Costuming merits a mention, or perhaps a head scratch. Sometimes our intrepid heroine and her cohorts strut around in outfits that look like they came from a sci-fi runway show rather than a realistic space station. I can buy spandex in zero-G for style points, but come on—no thermal regulator? No helmet seal? It’s like trying to fly a Cessna with flip-flops and a Hawaiian shirt. The apparel may be Instagram-worthy, but if oxygen were black gold, those outfits wouldn’t last two minutes once decompression hit.


Now, Aaron Paul—bless his meth-cooked soul—brings his trademark intensity. He paces corridors like a caged lion, all “Say my name” energy, except here it’s “Tell me what you saw.” Iko Uwais arrives midway with the sort of martial prowess that makes you go, “Hey, I thought this was a thriller, not The Raid in space!” His fight choreography is slick enough to justify his inclusion, but feels shoehorned into a puzzle that doesn’t quite fit.


First-person camera work is the rebellious teenager of filmmaking choices—it thinks it’s edgy, but mostly it just gives you motion sickness. One minute you’re convinced you’re there, the next you’re gripping your seat, praying you don’t invent vertigo. We get it: you want us to feel the fear. But there’s “immersive” and then there’s “stop rotating the camera like it’s a fidget spinner.” A lighter touch would have sufficed.


Dialogue? Thin. Barely there. You’ve seen more substance in a politician’s tweet. One character says to another, “We have to find out what happened.” Groundbreaking. I’m pretty sure I could have written a more nuanced line while brushing my teeth. And the editing—my god—the quick cuts felt like a soul-crushing TikTok binge. You blink, and you’ve missed an entire scene.

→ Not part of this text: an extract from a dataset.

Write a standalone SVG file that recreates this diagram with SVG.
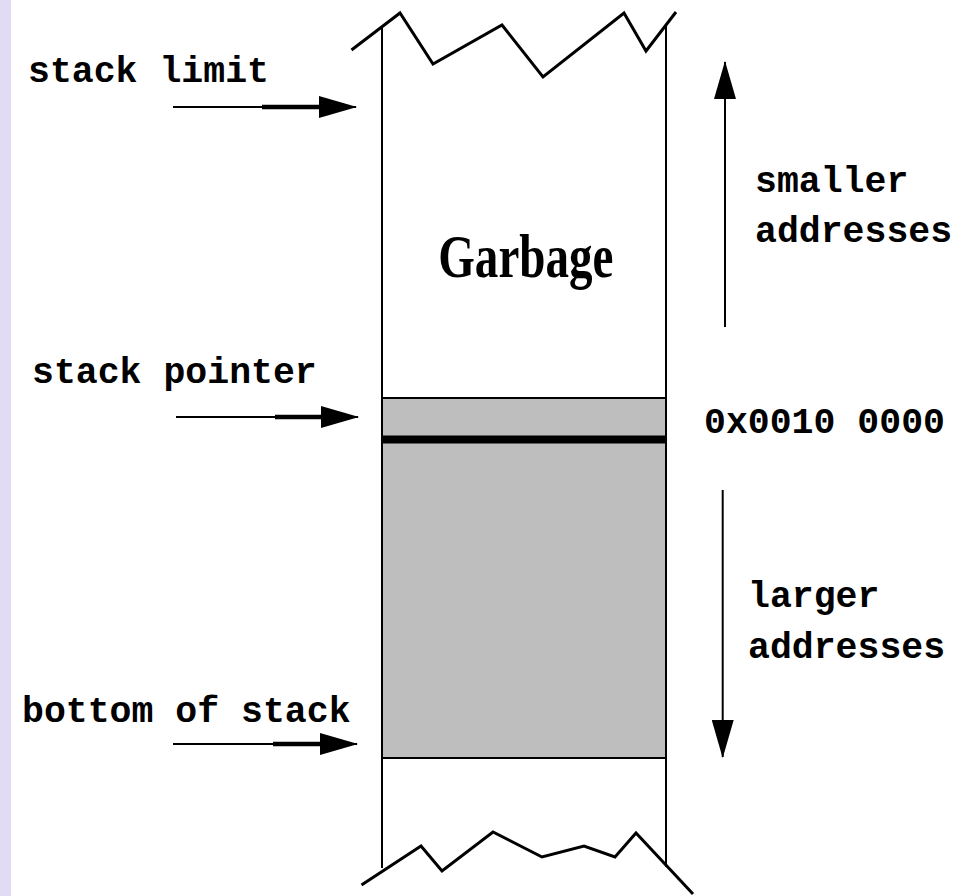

That said, when Ash lands a moment, boy does it land. There’s a sequence where Eiza’s character discovers something, and the haunting audio overlay drips dread like wet ink—truly unsettling. I found myself leaning forward in my seat, engaged, invested, willing to care about her fate… until the timeline jumped yet again and I was scratching my head.

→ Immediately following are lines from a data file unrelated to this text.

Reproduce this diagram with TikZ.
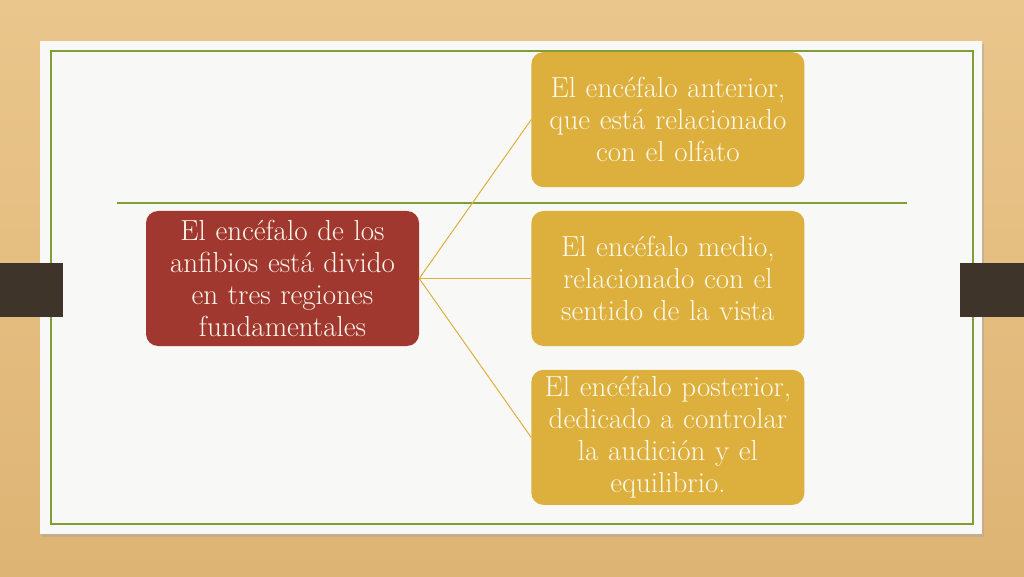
\documentclass[tikz,border=0pt]{standalone}
\usepackage{tikz}
\usetikzlibrary{positioning}

\definecolor{wood}{RGB}{222,180,116}
\definecolor{woodlight}{RGB}{234,198,140}
\definecolor{card}{RGB}{248,248,246}
\definecolor{leaf}{RGB}{128,158,56}
\definecolor{brick}{RGB}{161,56,48}
\definecolor{mustard}{RGB}{221,176,62}
\definecolor{strap}{RGB}{62,52,42}
\definecolor{cream}{RGB}{252,248,236}

\begin{document}
\begin{tikzpicture}[x=1pt, y=1pt]
  \tikzstyle{region}=[rectangle, rounded corners = 12pt, fill = mustard, text = cream, minimum width = 273pt, minimum height = 135pt, text width = 268pt, inner sep = 2pt, align = center, font = \fontsize{29}{32}\selectfont, node distance = 23.5pt]
  \tikzstyle{main}=[region, fill = brick]
  \tikzstyle{connect}=[draw = mustard, line width = 1pt]
  \tikzstyle{frame}=[draw = leaf, line width = 1.6pt]

  \useasboundingbox (0,0) rectangle (1024,576);
  \fill[bottom color = wood, top color = woodlight] (0,0) rectangle (1024,576);
  \fill[black!35, opacity = 0.5] (42,39) rectangle (984,532);
  \fill[card] (40,42) rectangle (982,535);
  \draw[frame] (51,52) rectangle (973,525);
  \draw[frame] (117,373) -- (907,373);

  \fill[strap] (0,259) rectangle (63,313);
  \fill[strap] (960,259) rectangle (1024,313);

  \node[main] (brain) at (282.5,297.5) {El encéfalo de los\\ anfibios está divido\\ en tres regiones\\ fundamentales};
  \node[region] (middle) [right = 112pt of brain] {El encéfalo medio,\\ relacionado con el\\ sentido de la vista};
  \node[region] (front) [above = of middle] {El encéfalo anterior,\\ que está relacionado\\ con el olfato};
  \node[region] (back) [below = of middle] {El encéfalo posterior,\\ dedicado a controlar\\ la audición y el\\ equilibrio.};

  \path (brain.east) edge [connect] (front.west)
        (brain.east) edge [connect] (middle.west)
        (brain.east) edge [connect] (back.west);

\end{tikzpicture}
\end{document}
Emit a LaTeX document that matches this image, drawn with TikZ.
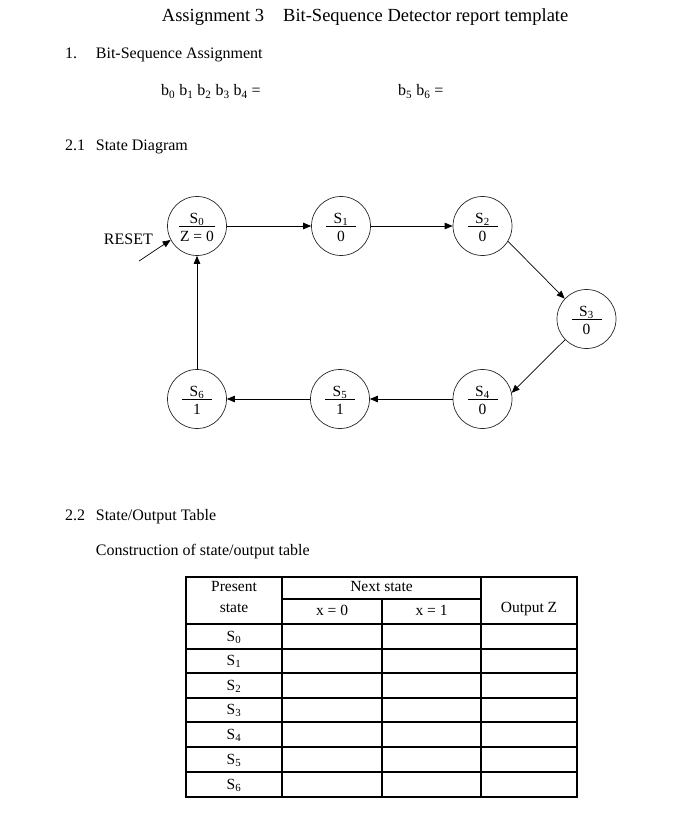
\documentclass[tikz,border=0pt]{standalone}
\usepackage{fontspec}
\setmainfont{Liberation Serif}
\usetikzlibrary{arrows.meta,calc}
\newcommand{\mkstate}[6]{%
  \node[st] (#1) at (#2,#3) {};
  \node[ctxt] (#1t) at ($(#1.center)+(0,-3)$) {#4};
  \draw[fracline] ($(#1.center)+(-#6,0)$) -- ($(#1.center)+(#6,0)$);
  \node[ctxt] (#1b) at ($(#1.center)+(0,15)$) {#5};
}
\begin{document}
\begin{tikzpicture}[x=1pt,y=-1pt,
  txt/.style={inner sep=0pt,anchor=base west,font=\fontsize{16}{19}\selectfont},
  ctxt/.style={inner sep=0pt,anchor=base,font=\fontsize{15.5}{18}\selectfont},
  ttl/.style={inner sep=0pt,anchor=base west,font=\fontsize{18.5}{22}\selectfont},
  st/.style={circle,draw=black!85,line width=0.7pt,minimum size=59pt,inner sep=0pt},
  fracline/.style={line width=0.7pt},
  arr/.style={-{Triangle[length=8pt,width=6.5pt]},line width=0.7pt},
  tbl/.style={line width=1.1pt}]
\useasboundingbox (0,0) rectangle (672,818);

% headings
\node[ttl] (title1) at (161.7,21.7) {Assignment 3};
\node[ttl] (title2) at (283,21.7) {Bit-Sequence Detector report template};
\node[txt] (h1n) at (65,59) {1.};
\node[txt] (h1) at (95.7,59) {Bit-Sequence Assignment};
\node[txt] (bits1) at (161,96) {b\textsubscript{0} b\textsubscript{1} b\textsubscript{2} b\textsubscript{3} b\textsubscript{4} =};
\node[txt] (bits2) at (398,96) {b\textsubscript{5} b\textsubscript{6} =};
\node[txt] (h21n) at (65,151) {2.1};
\node[txt] (h21) at (95.7,151) {State Diagram};
\node[txt] (h22n) at (65,520) {2.2};
\node[txt] (h22) at (95.7,520) {State/Output Table};
\node[txt] (constr) at (95.7,555) {Construction of state/output table};

% states
\mkstate{s0}{197}{226}{S\textsubscript{0}}{Z = 0}{18}
\mkstate{s1}{341}{226}{S\textsubscript{1}}{0}{15}
\mkstate{s2}{482.5}{226}{S\textsubscript{2}}{0}{15}
\mkstate{s3}{586.5}{319}{S\textsubscript{3}}{0}{15}
\mkstate{s4}{482.5}{399}{S\textsubscript{4}}{0}{15}
\mkstate{s5}{340}{399}{S\textsubscript{5}}{1}{15}
\mkstate{s6}{197}{399}{S\textsubscript{6}}{1}{15}

\node[txt,anchor=base east] (reset) at (153,244) {RESET};
\coordinate (rst) at (139,261);
\draw[arr] (rst) -- (s0.208);

\draw[arr] (s0) -- (s1);
\draw[arr] (s1) -- (s2);
\draw[arr] (s2.329) -- (s3.137);
\draw[arr] (s3.224) -- (s4.12);
\draw[arr] (s4) -- (s5);
\draw[arr] (s5) -- (s6);
\draw[arr] (s6) -- (s0);

% table
\draw[tbl] (186,577) rectangle (577,797);
\draw[tbl] (282,577) -- (282,797);
\draw[tbl] (481,577) -- (481,797);
\draw[tbl] (382,599) -- (382,797);
\draw[tbl] (282,599) -- (481,599);
\foreach \yy in {624,649,673,698,722,747,772} \draw[tbl] (186,\yy) -- (577,\yy);

\node[ctxt] (tp1) at (234,591) {Present};
\node[ctxt] (tp2) at (234,612) {state};
\node[ctxt] (tns) at (381.5,591) {Next state};
\node[ctxt] (tx0) at (332,615) {x = 0};
\node[ctxt] (tx1) at (431.5,615) {x = 1};
\node[ctxt] (toz) at (529,612) {Output Z};
\node[ctxt] (r0) at (234,641) {S\textsubscript{0}};
\node[ctxt] (r1) at (234,665.5) {S\textsubscript{1}};
\node[ctxt] (r2) at (234,690) {S\textsubscript{2}};
\node[ctxt] (r3) at (234,714.5) {S\textsubscript{3}};
\node[ctxt] (r4) at (234,739) {S\textsubscript{4}};
\node[ctxt] (r5) at (234,764) {S\textsubscript{5}};
\node[ctxt] (r6) at (234,789) {S\textsubscript{6}};
\end{tikzpicture}
\end{document}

Ultimately, Ash is a Gorgeous Mess™—a film that dazzles your eyeballs and then lunges for your will to follow along. It’s ambitious, but at the cost of coherence. It’s like they poured a bucket of brilliance and a bucket of bewilderment into the same cosmic blender, hit “Frappé,” and served it up with a side of disorientation.


So, after this twisted joyride through fractured time, spinning cameras, and outfits that defy the laws of physics, where does that leave us? If you crave artistry and aren’t too fussed about following the breadcrumbs, you might find Ash a trippy visual feast. If you like your stories linear, your dialogue substantial, and your editing slow enough to read the fine print, you might want to catch this one on a streaming service with a “Skip Intro” button.


In the grand pantheon of sci-fi flicks, Ash hovers somewhere between “visually arresting art-house oddity” and “narrative discard pile.” I applaud the ambition, but lament the execution. At the end of the day, Ash is more flame-out than fire-starter.